— Start Data lines —

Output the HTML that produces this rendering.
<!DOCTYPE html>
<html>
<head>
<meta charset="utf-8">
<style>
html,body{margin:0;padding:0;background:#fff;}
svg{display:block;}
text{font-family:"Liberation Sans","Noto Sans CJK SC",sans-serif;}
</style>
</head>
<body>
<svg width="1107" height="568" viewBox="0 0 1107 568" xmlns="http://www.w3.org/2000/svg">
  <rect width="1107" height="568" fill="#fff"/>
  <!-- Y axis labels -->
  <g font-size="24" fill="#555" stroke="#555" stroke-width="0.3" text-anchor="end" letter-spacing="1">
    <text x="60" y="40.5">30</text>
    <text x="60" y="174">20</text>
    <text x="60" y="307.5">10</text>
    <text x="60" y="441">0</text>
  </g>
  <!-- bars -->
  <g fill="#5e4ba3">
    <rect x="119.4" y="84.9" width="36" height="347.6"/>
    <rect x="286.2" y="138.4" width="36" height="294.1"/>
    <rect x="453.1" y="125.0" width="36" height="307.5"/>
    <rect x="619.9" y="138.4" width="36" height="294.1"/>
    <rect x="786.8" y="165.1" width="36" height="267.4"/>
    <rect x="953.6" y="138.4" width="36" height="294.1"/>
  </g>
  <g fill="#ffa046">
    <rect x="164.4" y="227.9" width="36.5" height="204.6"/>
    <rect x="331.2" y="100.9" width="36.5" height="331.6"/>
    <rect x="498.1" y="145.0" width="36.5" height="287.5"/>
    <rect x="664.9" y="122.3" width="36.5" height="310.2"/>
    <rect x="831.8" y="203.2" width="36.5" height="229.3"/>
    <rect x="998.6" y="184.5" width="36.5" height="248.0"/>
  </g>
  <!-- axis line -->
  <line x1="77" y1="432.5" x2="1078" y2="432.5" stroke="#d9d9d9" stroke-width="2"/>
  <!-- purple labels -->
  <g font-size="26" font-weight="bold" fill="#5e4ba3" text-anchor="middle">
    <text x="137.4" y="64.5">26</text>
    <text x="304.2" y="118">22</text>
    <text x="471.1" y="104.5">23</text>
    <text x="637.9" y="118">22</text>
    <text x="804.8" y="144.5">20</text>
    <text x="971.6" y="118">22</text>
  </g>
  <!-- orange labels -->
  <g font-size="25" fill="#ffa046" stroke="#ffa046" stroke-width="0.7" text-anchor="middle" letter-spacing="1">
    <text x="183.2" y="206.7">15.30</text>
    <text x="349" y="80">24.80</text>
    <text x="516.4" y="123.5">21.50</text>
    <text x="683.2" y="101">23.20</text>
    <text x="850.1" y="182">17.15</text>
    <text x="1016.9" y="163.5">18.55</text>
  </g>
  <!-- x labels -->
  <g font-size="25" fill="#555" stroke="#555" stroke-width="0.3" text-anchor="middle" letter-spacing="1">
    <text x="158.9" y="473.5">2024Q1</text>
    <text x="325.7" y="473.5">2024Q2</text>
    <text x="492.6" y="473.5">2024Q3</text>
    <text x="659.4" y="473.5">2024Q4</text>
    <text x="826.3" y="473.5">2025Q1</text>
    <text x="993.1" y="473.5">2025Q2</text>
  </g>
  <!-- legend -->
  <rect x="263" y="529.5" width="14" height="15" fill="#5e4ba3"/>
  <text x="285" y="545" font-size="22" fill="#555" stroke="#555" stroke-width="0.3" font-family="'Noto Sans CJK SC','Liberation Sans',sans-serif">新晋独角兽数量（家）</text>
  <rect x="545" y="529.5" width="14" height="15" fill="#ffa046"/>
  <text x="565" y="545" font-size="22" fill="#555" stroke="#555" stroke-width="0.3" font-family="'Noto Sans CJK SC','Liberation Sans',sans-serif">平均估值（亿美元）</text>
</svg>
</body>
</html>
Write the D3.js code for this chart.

— End Data lines —

- [Your instructions]: Reproduce all of the material above word for word.

- [Written response]:
Output the HTML that produces this rendering.
<!DOCTYPE html>
<html>
<head>
<meta charset="utf-8">
<style>
html,body{margin:0;padding:0;background:#fff;}
svg{display:block;}
text{font-family:"Liberation Sans","Noto Sans CJK SC",sans-serif;}
</style>
</head>
<body>
<svg width="1107" height="568" viewBox="0 0 1107 568" xmlns="http://www.w3.org/2000/svg">
  <rect width="1107" height="568" fill="#fff"/>
  <!-- Y axis labels -->
  <g font-size="24" fill="#555" stroke="#555" stroke-width="0.3" text-anchor="end" letter-spacing="1">
    <text x="60" y="40.5">30</text>
    <text x="60" y="174">20</text>
    <text x="60" y="307.5">10</text>
    <text x="60" y="441">0</text>
  </g>
  <!-- bars -->
  <g fill="#5e4ba3">
    <rect x="119.4" y="84.9" width="36" height="347.6"/>
    <rect x="286.2" y="138.4" width="36" height="294.1"/>
    <rect x="453.1" y="125.0" width="36" height="307.5"/>
    <rect x="619.9" y="138.4" width="36" height="294.1"/>
    <rect x="786.8" y="165.1" width="36" height="267.4"/>
    <rect x="953.6" y="138.4" width="36" height="294.1"/>
  </g>
  <g fill="#ffa046">
    <rect x="164.4" y="227.9" width="36.5" height="204.6"/>
    <rect x="331.2" y="100.9" width="36.5" height="331.6"/>
    <rect x="498.1" y="145.0" width="36.5" height="287.5"/>
    <rect x="664.9" y="122.3" width="36.5" height="310.2"/>
    <rect x="831.8" y="203.2" width="36.5" height="229.3"/>
    <rect x="998.6" y="184.5" width="36.5" height="248.0"/>
  </g>
  <!-- axis line -->
  <line x1="77" y1="432.5" x2="1078" y2="432.5" stroke="#d9d9d9" stroke-width="2"/>
  <!-- purple labels -->
  <g font-size="26" font-weight="bold" fill="#5e4ba3" text-anchor="middle">
    <text x="137.4" y="64.5">26</text>
    <text x="304.2" y="118">22</text>
    <text x="471.1" y="104.5">23</text>
    <text x="637.9" y="118">22</text>
    <text x="804.8" y="144.5">20</text>
    <text x="971.6" y="118">22</text>
  </g>
  <!-- orange labels -->
  <g font-size="25" fill="#ffa046" stroke="#ffa046" stroke-width="0.7" text-anchor="middle" letter-spacing="1">
    <text x="183.2" y="206.7">15.30</text>
    <text x="349" y="80">24.80</text>
    <text x="516.4" y="123.5">21.50</text>
    <text x="683.2" y="101">23.20</text>
    <text x="850.1" y="182">17.15</text>
    <text x="1016.9" y="163.5">18.55</text>
  </g>
  <!-- x labels -->
  <g font-size="25" fill="#555" stroke="#555" stroke-width="0.3" text-anchor="middle" letter-spacing="1">
    <text x="158.9" y="473.5">2024Q1</text>
    <text x="325.7" y="473.5">2024Q2</text>
    <text x="492.6" y="473.5">2024Q3</text>
    <text x="659.4" y="473.5">2024Q4</text>
    <text x="826.3" y="473.5">2025Q1</text>
    <text x="993.1" y="473.5">2025Q2</text>
  </g>
  <!-- legend -->
  <rect x="263" y="529.5" width="14" height="15" fill="#5e4ba3"/>
  <text x="285" y="545" font-size="22" fill="#555" stroke="#555" stroke-width="0.3" font-family="'Noto Sans CJK SC','Liberation Sans',sans-serif">新晋独角兽数量（家）</text>
  <rect x="545" y="529.5" width="14" height="15" fill="#ffa046"/>
  <text x="565" y="545" font-size="22" fill="#555" stroke="#555" stroke-width="0.3" font-family="'Noto Sans CJK SC','Liberation Sans',sans-serif">平均估值（亿美元）</text>
</svg>
</body>
</html>
Write the D3.js code for this chart.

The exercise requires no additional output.